EXERCISE INSTRUCTIONS | Every entry below should be transcribed exactly; pictures stay out of the copy.

[Rows from a dataset of charts and code]
* * *

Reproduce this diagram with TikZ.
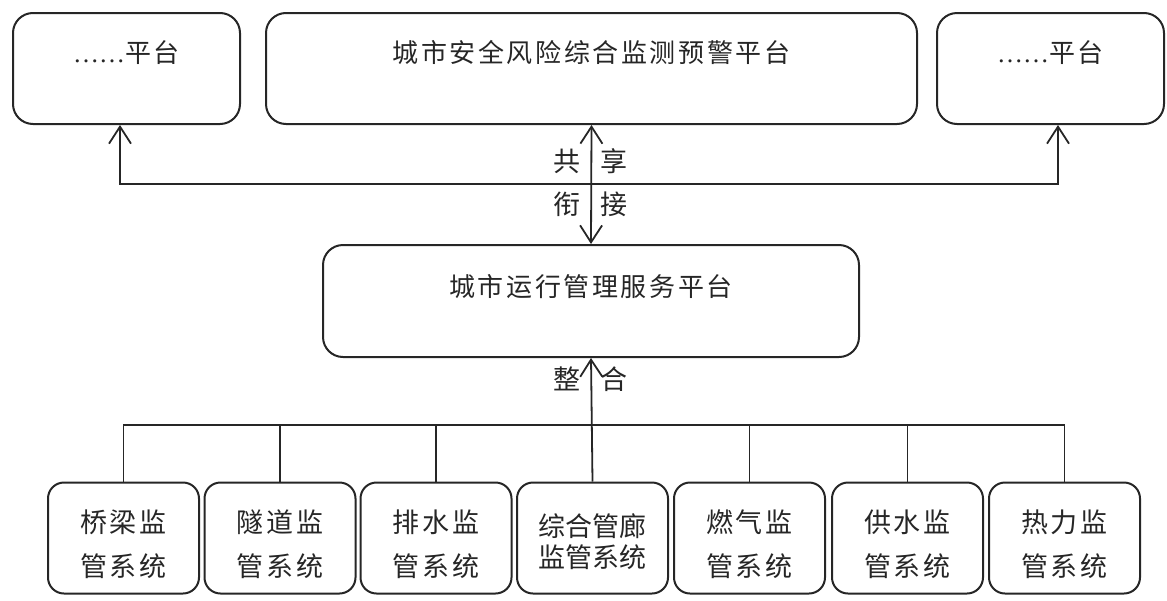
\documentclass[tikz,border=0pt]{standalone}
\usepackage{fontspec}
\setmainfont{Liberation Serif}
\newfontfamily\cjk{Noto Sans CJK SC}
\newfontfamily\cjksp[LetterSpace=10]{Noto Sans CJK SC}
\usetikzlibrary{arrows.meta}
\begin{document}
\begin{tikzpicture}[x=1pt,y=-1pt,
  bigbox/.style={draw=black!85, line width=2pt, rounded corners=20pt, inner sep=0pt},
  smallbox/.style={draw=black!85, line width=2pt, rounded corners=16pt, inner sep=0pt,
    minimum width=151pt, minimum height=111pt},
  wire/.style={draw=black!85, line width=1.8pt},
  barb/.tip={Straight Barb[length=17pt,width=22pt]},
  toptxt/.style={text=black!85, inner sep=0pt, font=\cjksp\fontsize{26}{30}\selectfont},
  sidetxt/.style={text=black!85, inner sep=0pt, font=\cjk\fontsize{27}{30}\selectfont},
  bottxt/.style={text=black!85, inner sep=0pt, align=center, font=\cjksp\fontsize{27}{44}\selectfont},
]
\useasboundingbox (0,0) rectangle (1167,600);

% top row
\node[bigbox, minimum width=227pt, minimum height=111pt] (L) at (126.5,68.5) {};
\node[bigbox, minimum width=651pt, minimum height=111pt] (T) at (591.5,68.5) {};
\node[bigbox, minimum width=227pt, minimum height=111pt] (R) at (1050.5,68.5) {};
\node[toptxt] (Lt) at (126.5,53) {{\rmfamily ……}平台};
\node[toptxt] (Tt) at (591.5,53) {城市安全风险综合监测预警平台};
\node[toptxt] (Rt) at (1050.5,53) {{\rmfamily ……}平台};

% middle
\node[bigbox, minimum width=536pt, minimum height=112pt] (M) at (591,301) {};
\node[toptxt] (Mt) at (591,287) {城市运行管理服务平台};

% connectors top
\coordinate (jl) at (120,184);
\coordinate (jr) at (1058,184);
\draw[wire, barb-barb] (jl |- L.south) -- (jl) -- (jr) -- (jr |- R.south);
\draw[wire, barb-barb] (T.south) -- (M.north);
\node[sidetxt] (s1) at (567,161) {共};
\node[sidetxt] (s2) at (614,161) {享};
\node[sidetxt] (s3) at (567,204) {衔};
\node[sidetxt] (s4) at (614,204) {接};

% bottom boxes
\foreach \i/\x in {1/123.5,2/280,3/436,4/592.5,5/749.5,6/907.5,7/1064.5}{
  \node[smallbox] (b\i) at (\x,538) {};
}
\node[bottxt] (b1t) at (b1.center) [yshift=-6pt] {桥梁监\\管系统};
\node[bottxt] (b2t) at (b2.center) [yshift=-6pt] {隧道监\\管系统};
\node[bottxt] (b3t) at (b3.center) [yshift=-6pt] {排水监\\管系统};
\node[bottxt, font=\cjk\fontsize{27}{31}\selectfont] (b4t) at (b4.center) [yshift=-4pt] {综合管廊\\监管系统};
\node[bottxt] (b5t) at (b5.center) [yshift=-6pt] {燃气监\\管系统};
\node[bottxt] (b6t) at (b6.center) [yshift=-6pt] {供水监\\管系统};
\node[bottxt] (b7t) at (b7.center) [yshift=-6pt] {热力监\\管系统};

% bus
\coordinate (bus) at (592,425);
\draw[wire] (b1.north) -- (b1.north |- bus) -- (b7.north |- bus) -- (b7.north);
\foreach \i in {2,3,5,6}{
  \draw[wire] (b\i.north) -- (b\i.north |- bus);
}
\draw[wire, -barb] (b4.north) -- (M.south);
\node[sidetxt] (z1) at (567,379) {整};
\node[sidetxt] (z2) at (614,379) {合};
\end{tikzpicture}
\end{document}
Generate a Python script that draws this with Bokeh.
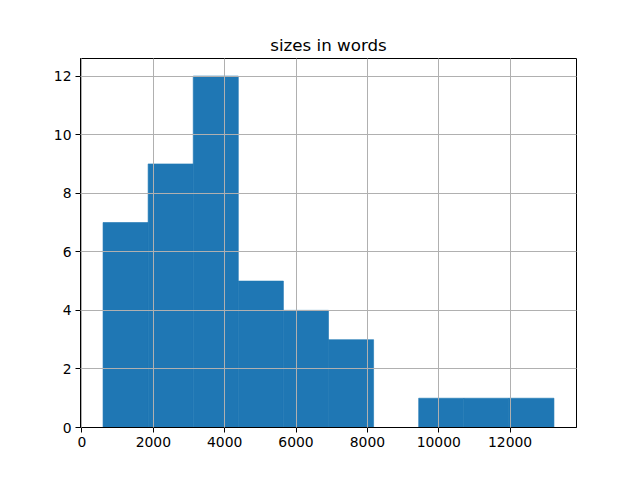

* * *

SOLUTION TO THIS TASK |
Reproduce this diagram with TikZ.
\documentclass[tikz,border=0pt]{standalone}
\usepackage{fontspec}
\setmainfont{Liberation Serif}
\newfontfamily\cjk{Noto Sans CJK SC}
\newfontfamily\cjksp[LetterSpace=10]{Noto Sans CJK SC}
\usetikzlibrary{arrows.meta}
\begin{document}
\begin{tikzpicture}[x=1pt,y=-1pt,
  bigbox/.style={draw=black!85, line width=2pt, rounded corners=20pt, inner sep=0pt},
  smallbox/.style={draw=black!85, line width=2pt, rounded corners=16pt, inner sep=0pt,
    minimum width=151pt, minimum height=111pt},
  wire/.style={draw=black!85, line width=1.8pt},
  barb/.tip={Straight Barb[length=17pt,width=22pt]},
  toptxt/.style={text=black!85, inner sep=0pt, font=\cjksp\fontsize{26}{30}\selectfont},
  sidetxt/.style={text=black!85, inner sep=0pt, font=\cjk\fontsize{27}{30}\selectfont},
  bottxt/.style={text=black!85, inner sep=0pt, align=center, font=\cjksp\fontsize{27}{44}\selectfont},
]
\useasboundingbox (0,0) rectangle (1167,600);

% top row
\node[bigbox, minimum width=227pt, minimum height=111pt] (L) at (126.5,68.5) {};
\node[bigbox, minimum width=651pt, minimum height=111pt] (T) at (591.5,68.5) {};
\node[bigbox, minimum width=227pt, minimum height=111pt] (R) at (1050.5,68.5) {};
\node[toptxt] (Lt) at (126.5,53) {{\rmfamily ……}平台};
\node[toptxt] (Tt) at (591.5,53) {城市安全风险综合监测预警平台};
\node[toptxt] (Rt) at (1050.5,53) {{\rmfamily ……}平台};

% middle
\node[bigbox, minimum width=536pt, minimum height=112pt] (M) at (591,301) {};
\node[toptxt] (Mt) at (591,287) {城市运行管理服务平台};

% connectors top
\coordinate (jl) at (120,184);
\coordinate (jr) at (1058,184);
\draw[wire, barb-barb] (jl |- L.south) -- (jl) -- (jr) -- (jr |- R.south);
\draw[wire, barb-barb] (T.south) -- (M.north);
\node[sidetxt] (s1) at (567,161) {共};
\node[sidetxt] (s2) at (614,161) {享};
\node[sidetxt] (s3) at (567,204) {衔};
\node[sidetxt] (s4) at (614,204) {接};

% bottom boxes
\foreach \i/\x in {1/123.5,2/280,3/436,4/592.5,5/749.5,6/907.5,7/1064.5}{
  \node[smallbox] (b\i) at (\x,538) {};
}
\node[bottxt] (b1t) at (b1.center) [yshift=-6pt] {桥梁监\\管系统};
\node[bottxt] (b2t) at (b2.center) [yshift=-6pt] {隧道监\\管系统};
\node[bottxt] (b3t) at (b3.center) [yshift=-6pt] {排水监\\管系统};
\node[bottxt, font=\cjk\fontsize{27}{31}\selectfont] (b4t) at (b4.center) [yshift=-4pt] {综合管廊\\监管系统};
\node[bottxt] (b5t) at (b5.center) [yshift=-6pt] {燃气监\\管系统};
\node[bottxt] (b6t) at (b6.center) [yshift=-6pt] {供水监\\管系统};
\node[bottxt] (b7t) at (b7.center) [yshift=-6pt] {热力监\\管系统};

% bus
\coordinate (bus) at (592,425);
\draw[wire] (b1.north) -- (b1.north |- bus) -- (b7.north |- bus) -- (b7.north);
\foreach \i in {2,3,5,6}{
  \draw[wire] (b\i.north) -- (b\i.north |- bus);
}
\draw[wire, -barb] (b4.north) -- (M.south);
\node[sidetxt] (z1) at (567,379) {整};
\node[sidetxt] (z2) at (614,379) {合};
\end{tikzpicture}
\end{document}
Generate a Python script that draws this with Bokeh.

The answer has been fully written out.